Les Vert-e-s, à travers leur président Balthasar Glättli, ont pourtant pris leurs distances avec Renovate Switzerland. Les Vert’libéraux ne les soutiennent pas non plus.
C’est sans doute une bonne stratégie politique. Face à l’activisme radical, ces partis peuvent ainsi se présenter comme modérés et pourraient voir leurs bases s’élargir.

Les Vert.e.s et les Vert’libéraux pourraient donc bénéficier de ces actions radicales même à court terme?
On pourrait émettre l’hypothèse que l’activisme radical a davantage d’effets à long terme. Mais il est difficile de faire des prédictions claires à ce sujet.

A-t-on des certitudes à ce stade?
La littérature scientifique tend à montrer qu’une sorte de conflit idéologique au sein de la société doit exister pour provoquer un changement sociétal.

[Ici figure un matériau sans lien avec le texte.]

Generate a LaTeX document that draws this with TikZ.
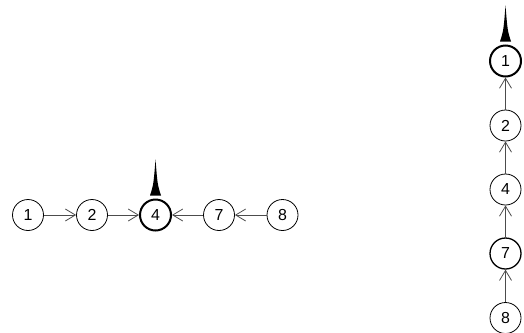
\documentclass[tikz,border=0pt]{standalone}
\usepackage{fontspec}
\setmainfont{Liberation Sans}
\usetikzlibrary{arrows.meta,calc}

\begin{document}
\begin{tikzpicture}[
    x=1bp, y=-1bp,
    font=\fontsize{16}{18}\selectfont,
    vertex/.style={draw, circle, line width=0.8bp, minimum size=31bp, inner sep=0pt},
    root/.style={vertex, line width=2bp},
    marked/.style={vertex, line width=1.3bp},
    link/.style={-{Straight Barb[length=10bp,width=12bp]}, line width=0.8bp, black!70},
    spike/.style={fill=black}
]
\useasboundingbox (0,0) rectangle (524,332);

% Left row
\node[vertex] (l1) at (28,215) {1};
\node[vertex] (l2) at (92,215) {2};
\node[root]   (l4) at (155.5,215) {4};
\node[vertex] (l7) at (219,215) {7};
\node[vertex] (l8) at (282.5,215) {8};

\draw[link] (l1) -- (l2);
\draw[link] (l2) -- (l4);
\draw[link] (l7) -- (l4);
\draw[link] (l8) -- (l7);

% Right column
\node[root]   (r1) at (505.5,61) {1};
\node[vertex] (r2) at (505.5,125.5) {2};
\node[vertex] (r4) at (505.5,189.5) {4};
\node[marked] (r7) at (505.5,253.5) {7};
\node[vertex] (r8) at (505.5,318) {8};

\draw[link] (r2) -- (r1);
\draw[link] (r4) -- (r2);
\draw[link] (r7) -- (r4);
\draw[link] (r8) -- (r7);

% Root markers
\foreach \r in {l4,r1} {
  \fill[spike] ([xshift=-5.5bp,yshift=3bp]\r.north)
    .. controls ([xshift=-2bp,yshift=14bp]\r.north) .. ([yshift=39bp]\r.north)
    .. controls ([xshift=2bp,yshift=14bp]\r.north) .. ([xshift=5.5bp,yshift=3bp]\r.north)
    -- cycle;
}

\end{tikzpicture}
\end{document}
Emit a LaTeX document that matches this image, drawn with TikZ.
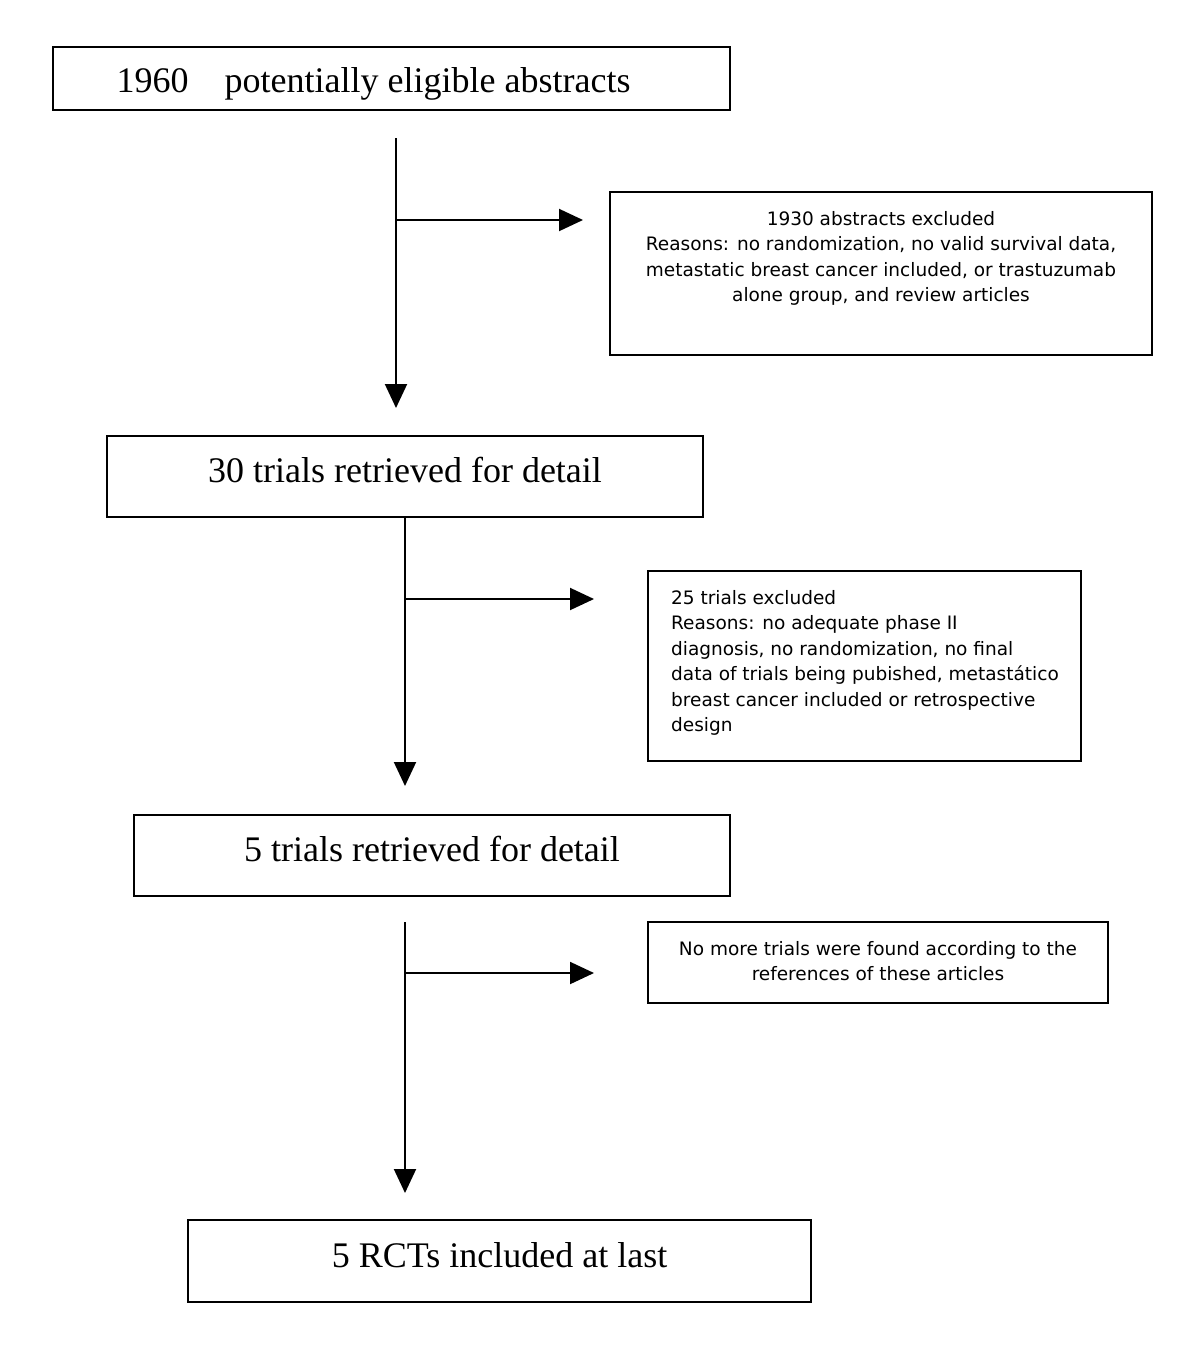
\documentclass[tikz,border=0pt]{standalone}
\usepackage{fontspec}
\setmainfont{Liberation Serif}
\newfontfamily\boxsans{DejaVu Sans}
\usetikzlibrary{arrows.meta}
\begin{document}
\begin{tikzpicture}[x=1pt,y=-1pt,
  mainbox/.style={draw, line width=1.8pt, inner sep=0pt, text height=25pt, text depth=13pt,
    font=\fontsize{36}{42}\selectfont},
  sidebox/.style={draw, line width=1.8pt, inner sep=0pt},
  sidetext/.style={inner sep=0pt, font=\boxsans\fontsize{18.5}{25.5}\selectfont},
  flow/.style={line width=2pt, -{Triangle[length=24pt,width=22pt]}}]
\useasboundingbox (0,0) rectangle (1200,1345);

% main boxes
\node[mainbox, text height=37pt, text depth=9pt, minimum width=677pt, minimum height=63pt] (a) at (391.5,78.5)
  {1960\hspace{1em}potentially eligible abstracts\hspace*{36pt}};
\node[mainbox, minimum width=596pt, minimum height=81pt] (b) at (405,476.5)
  {30 trials retrieved for detail};
\node[mainbox, minimum width=596pt, minimum height=81pt] (c) at (432,855.5)
  {5 trials retrieved for detail};
\node[mainbox, minimum width=623pt, minimum height=82pt] (d) at (499.5,1261)
  {5 RCTs included at last};

% side boxes
\node[sidebox, minimum width=542pt, minimum height=163pt] (s1) at (881,273.5) {};
\node[sidetext, align=center, anchor=north] (t1) at (881,211)
  {1930 abstracts excluded\\
   Reasons: no randomization, no valid survival data,\\
   metastatic breast cancer included, or trastuzumab\\
   alone group, and review articles};

\node[sidebox, minimum width=433pt, minimum height=190pt] (s2) at (864.5,666) {};
\node[sidetext, align=left, anchor=north west] (t2) at (671,590)
  {25 trials excluded\\
   Reasons: no adequate phase II\\
   diagnosis, no randomization, no final\\
   data of trials being pubished, metast\'atico\\
   breast cancer included or retrospective\\
   design};

\node[sidebox, minimum width=460pt, minimum height=81pt] (s3) at (878,962.5) {};
\node[sidetext, align=center, anchor=north] (t3) at (878,941)
  {No more trials were found according to the\\
   references of these articles};

% connector coordinates
\coordinate (v1s) at (396,138);
\coordinate (v1e) at (396,408);
\coordinate (h1s) at (396,220);
\coordinate (h1e) at (583,220);

\coordinate (v2s) at (405,517);
\coordinate (v2e) at (405,786);
\coordinate (h2s) at (405,599);
\coordinate (h2e) at (594,599);

\coordinate (v3s) at (405,922);
\coordinate (v3e) at (405,1193);
\coordinate (h3s) at (405,973);
\coordinate (h3e) at (594,973);

\draw[flow] (v1s) -- (v1e);
\draw[flow] (h1s) -- (h1e);
\draw[flow] (v2s) -- (v2e);
\draw[flow] (h2s) -- (h2e);
\draw[flow] (v3s) -- (v3e);
\draw[flow] (h3s) -- (h3e);
\end{tikzpicture}
\end{document}
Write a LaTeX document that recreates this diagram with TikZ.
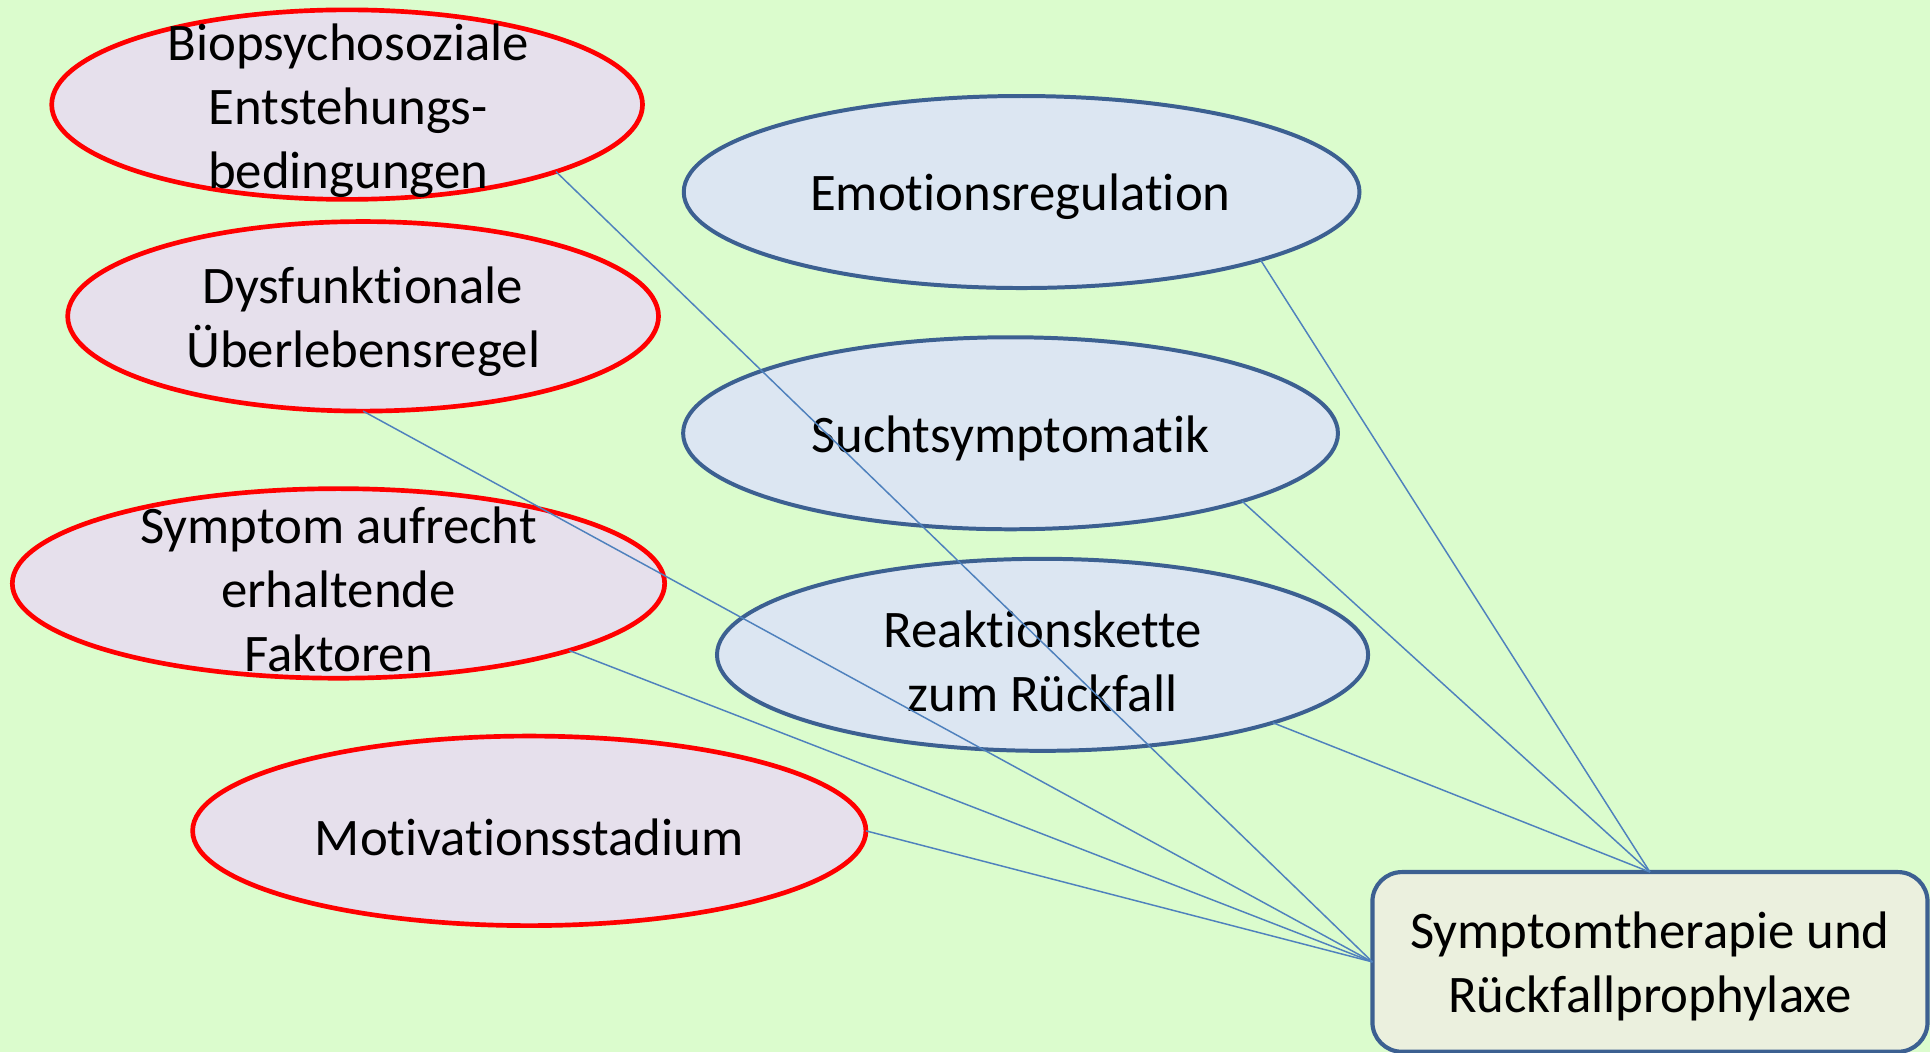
\documentclass[tikz,border=0pt]{standalone}
\usepackage{fontspec}
\setmainfont{Carlito}[Ligatures=NoCommon, RawFeature={-liga;-clig;-calt}]
\usetikzlibrary{shapes.geometric}
\definecolor{bg}{RGB}{219,252,205}
\definecolor{ovalred}{RGB}{255,0,0}
\definecolor{ovalredfill}{RGB}{230,224,236}
\definecolor{ovalblue}{RGB}{60,96,145}
\definecolor{ovalbluefill}{RGB}{220,230,242}
\definecolor{boxfill}{RGB}{235,240,222}
\definecolor{linkblue}{RGB}{79,129,189}
\begin{document}
\begin{tikzpicture}[x=0.025cm,y=-0.025cm,
  every node/.style={outer sep=0pt},
  oval/.style 2 args={ellipse, inner sep=0pt,
    minimum width=#1*0.025cm, minimum height=#2*0.025cm},
  redoval/.style={draw=ovalred, fill=ovalredfill, line width=2.7pt},
  blueoval/.style={draw=ovalblue, fill=ovalbluefill, line width=2.3pt},
  lbl/.style={align=center, inner sep=0pt, font=\fontsize{30.5}{37}\selectfont},
  link/.style={draw=linkblue, line width=0.85pt},
]
% page background
\fill[bg] (0,0) rectangle (1568,855);
\useasboundingbox (0,0) rectangle (1568,855);

% red ovals (left column)
\node[oval={480}{154}, redoval] (bio) at (282,85) {};
\node[lbl] (bio-t) at (283,90) {Biopsychosoziale\\Entstehungs-\\bedingungen};
\node[oval={480}{154}, redoval] (dys) at (295,257) {};
\node[lbl] (dys-t) at (295,261) {Dysfunktionale\\Überlebensregel};
\node[oval={530}{154}, redoval] (sym) at (275,474) {};
\node[lbl] (sym-t) at (275,479) {Symptom aufrecht\\erhaltende\\Faktoren};
\node[oval={547}{154}, redoval] (mot) at (430,675) {};
\node[lbl] (mot-t) at (430,680) {Motivationsstadium};

% blue ovals (middle column)
\node[oval={549}{156}, blueoval] (emo) at (830,156) {};
\node[lbl] (emo-t) at (829,160) {Emotionsregulation};
\node[oval={532}{156}, blueoval] (such) at (821,352) {};
\node[lbl] (such-t) at (821,356) {Suchtsymptomatik};
\node[oval={529}{156}, blueoval] (reak) at (847,532) {};
\node[lbl] (reak-t) at (847,537) {Reaktionskette\\zum Rückfall};

% target box
\node[draw=ovalblue, fill=boxfill, line width=2.4pt, rounded corners=0.6cm,
      minimum width=451*0.025cm, minimum height=146*0.025cm] (box) at (1340.5,781.5) {};
\node[lbl] (box-t) at (1340.5,785) {Symptomtherapie und\\Rückfallprophylaxe};

% connectors
\draw[link] (bio.south east) -- (box.west);
\draw[link] (dys.south) -- (box.west);
\draw[link] (sym.south east) -- (box.west);
\draw[link] (mot.east) -- (box.west);
\draw[link] (emo.south east) -- (box.north);
\draw[link] (such.south east) -- (box.north);
\draw[link] (reak.south east) -- (box.north);
\end{tikzpicture}
\end{document}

Bon nombre de changements sociétaux ont émergé de ce genre de conflits. Et les actions les plus radicales, même si non violentes, provoquent ces conflits, notamment grâce à la surexposition médiatique.

Imaginons que cet activisme climatique radical devienne violent, qu’il y ait des attentats, des morts. Comment réagirait l’opinion publique?
C’est difficile à dire, même dans le cas où il y aurait des actes terroristes. La littérature scientifique traite aussi des effets de l’activisme violent. Celui-ci rencontre évidemment un soutien moindre auprès du public, mais on peut penser qu’il ne serait pas forcément néfaste pour la cause défendue, toujours selon ce principe du radical flank effect.

A-t-on des exemples où la violence a mené à de profonds changements sociétaux?
Oui. Prenez la Révolution française ou le Black Liberation Army aux Etats-Unis, les propos de Malcolm X aussi. Aujourd’hui, on peut se demander si la cause de la population noire aux Etats-Unis aurait avancé aussi vite sans Malcolm X ou les Black Panthers, qui n’étaient pas tendres avec la population blanche. Je tiens à souligner que je ne porte pas de jugement moral sur ce genre d’actions. En tant que chercheur, je ne fais que les observer avec du recul historique et scientifique.

Mais tout de même, si on pense au terrorisme religieux, par exemple, ce n’est pas toujours efficace…
C’est vrai. En fait, on peut penser que ça dépend de la cause défendue. Si celle-ci n’est pas considérée comme légitime par la majorité de la population, alors les effets de l’activisme radical sont probablement moindres. Dans le cas des changements climatiques, il est impossible aujourd’hui de soutenir que nous n’avons pas un problème à résoudre.